To say that God will never disappoint us is not to say that we will never be disappointed. There may be times where we are disappointed that God does not do as we wish. But this is not because of any objective failure of faithfulness on His part. It comes rather from a subjective failure on our part to understand God’s wisdom, His methods, and even His love. God is the only one who will always give us what we need. However, if we are not putting our focus on Him, then we will not be able to appreciate His actions.
Throughout the Bible, God is often described in terms of things that are solid and immovable. One ﬁgure is that of a rock. David, for example in Psalm 62:1-2, said, “Truly my soul silently waits for God; from Him comes my salvation. He only is my rock and my salvation; He is my defense; I shall not be greatly moved.” We also have Psalm 18:2, where David writes, “The Lord is my rock and my fortress and my deliverer, my God my rock, in whom I take refuge, my shield, and the horn of my salvation, my stronghold.”
But another interesting ﬁgure is that of an anchor.
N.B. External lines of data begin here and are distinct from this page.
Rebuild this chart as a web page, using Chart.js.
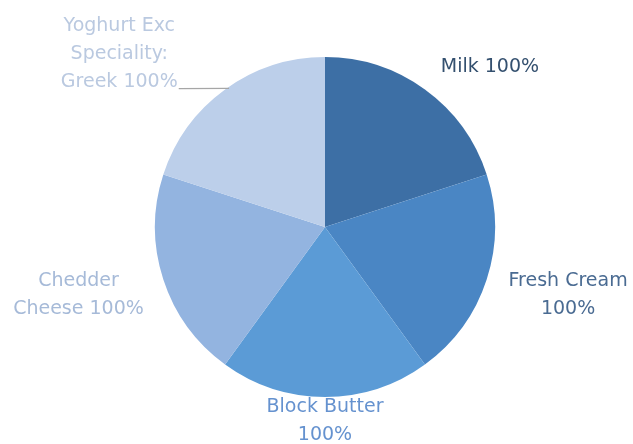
<!DOCTYPE html>
<html>
<head>
<meta charset="utf-8">
<script src="https://cdn.jsdelivr.net/npm/chart.js@4/dist/chart.umd.min.js"></script>
<style>
  html, body { margin: 0; padding: 0; background: #ffffff; }
  #wrap { width: 633px; height: 444px; }
</style>
</head>
<body>
<div id="wrap"><canvas id="pieChart" width="633" height="444"></canvas></div>
<script>
const categories = ['Milk', 'Fresh Cream', 'Block Butter', 'Chedder Cheese', 'Yoghurt Exc Speciality: Greek'];
const values = [100, 100, 100, 100, 100];
const percentLabels = ['100%', '100%', '100%', '100%', '100%'];

const sliceColors = ['#3d6fa5', '#4a86c4', '#5b9bd6', '#93b4e0', '#bccfea'];
const textColors = ['#34506f', '#4a6b92', '#6592cf', '#a6bad8', '#bac9e0'];
// label text split into lines, and where each label sits (in radius units from centre)
const labelLines = [
    ['Milk 100%'],
    ['Fresh Cream', '100%'],
    ['Block Butter', '100%'],
    ['Chedder', 'Cheese 100%'],
    ['Yoghurt Exc', 'Speciality:', 'Greek 100%']
];
const labelOffsets = [[0.97, -0.94], [1.43, 0.40], [0, 1.14], [-1.45, 0.40], [-1.21, -1.02]];

const outsideLabels = {
    id: 'outsideLabels',
    afterDatasetsDraw(chart) {
        const c = chart.ctx;
        const meta = chart.getDatasetMeta(0);
        c.save();
        c.font = '19px "DejaVu Sans"';
        c.textAlign = 'center';
        c.textBaseline = 'middle';
        const lh = 28;
        meta.data.forEach((arc, i) => {
            const r = arc.outerRadius;
            const cx = arc.x + labelOffsets[i][0] * r;
            const cy = arc.y + labelOffsets[i][1] * r;
            const lines = labelLines[i];
            c.fillStyle = textColors[i];
            lines.forEach((t, j) => {
                c.fillText(t, cx, cy + (j - (lines.length - 1) / 2) * lh);
            });
            if (i === 4) {
                // leader line to the slice edge
                const mid = (arc.startAngle + arc.endAngle) / 2;
                const ex = arc.x + Math.cos(mid) * r;
                const ey = arc.y + Math.sin(mid) * r;
                const w = c.measureText(lines[2]).width;
                const ly = cy + lh + 7;
                c.strokeStyle = '#a6a6a6';
                c.lineWidth = 1.2;
                c.beginPath();
                c.moveTo(cx + w / 2 + 1, ly);
                c.lineTo(ex + 4, ey - 1);
                c.stroke();
            }
        });
        c.restore();
    }
};

new Chart(document.getElementById('pieChart').getContext('2d'), {
    type: 'pie',
    data: {
        labels: categories,
        datasets: [{
            data: values,
            backgroundColor: sliceColors,
            borderWidth: 0
        }]
    },
    options: {
        responsive: false,
        animation: false,
        layout: { padding: { left: 60, right: 43, top: 57, bottom: 47 } },
        plugins: {
            legend: { display: false },
            tooltip: { enabled: false }
        }
    },
    plugins: [outsideLabels]
});
</script>
</body>
</html>
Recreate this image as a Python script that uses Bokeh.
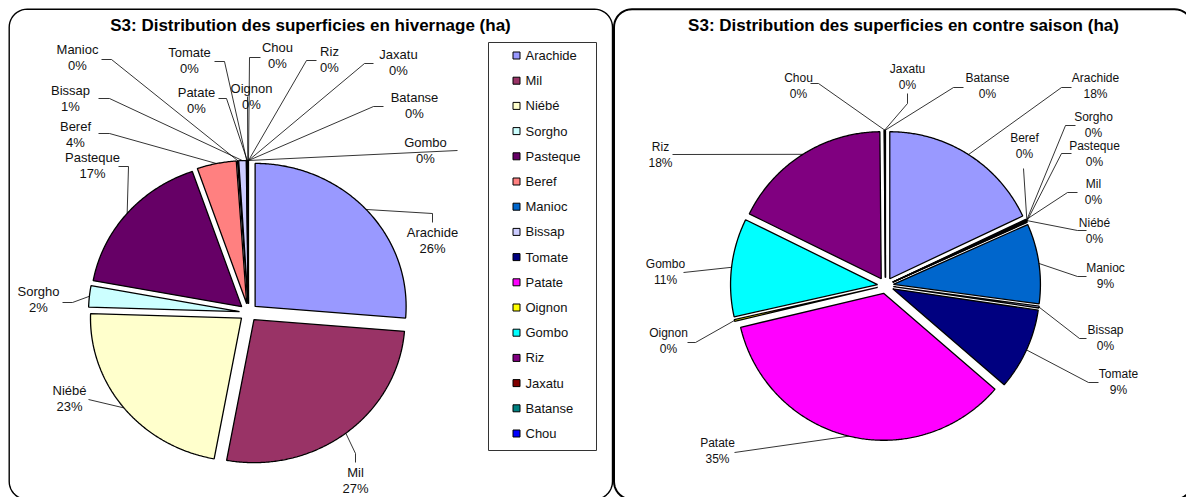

In the New Testament, Christians with a wavering faith were urged to hold on to their hope: “We have this as a sure and steadfast anchor of the soul, a hope that enters into the inner place behind the curtain” (Hebrews 6:19). And they were reminded that God’s promise is backed up by His oath, “So when God desired to show more convincingly to the heirs of the promise the unchangeable character of his purpose, he guaranteed it with an oath, 18 so that by two unchangeable things, in which it is impossible for God to lie, we who have ﬂed for refuge might have strong encouragement to hold fast to the hope set before us” (Hebrews 6:17-18).
Our frequent frustrations in life, more often than not, result from having an unstable center — a center that is not focused on God. Throughout our daily life, we will center our being on fragile and ﬁnite things; or we may even suppose that God is our center, but our faith reveals that our center is not in God Himself, but in certain blessings that He’s allowed us to have during our time on earth. We should take a lesson from Job and love God for who He is, even when His wisdom goes against the wishes in our life. Better yet, strive to live like Paul and be grounded in God, able to say, “Which is why I suffer as I do. But I am not ashamed, for I know whom I have believed, and I am convinced that he is able to guard until that day what has been entrusted to me” (2 Timothy 1:12). We have all the things in life to push us through hardship, but we should never allow ourselves to view our relationship with God as shaky, distant, or disappointing.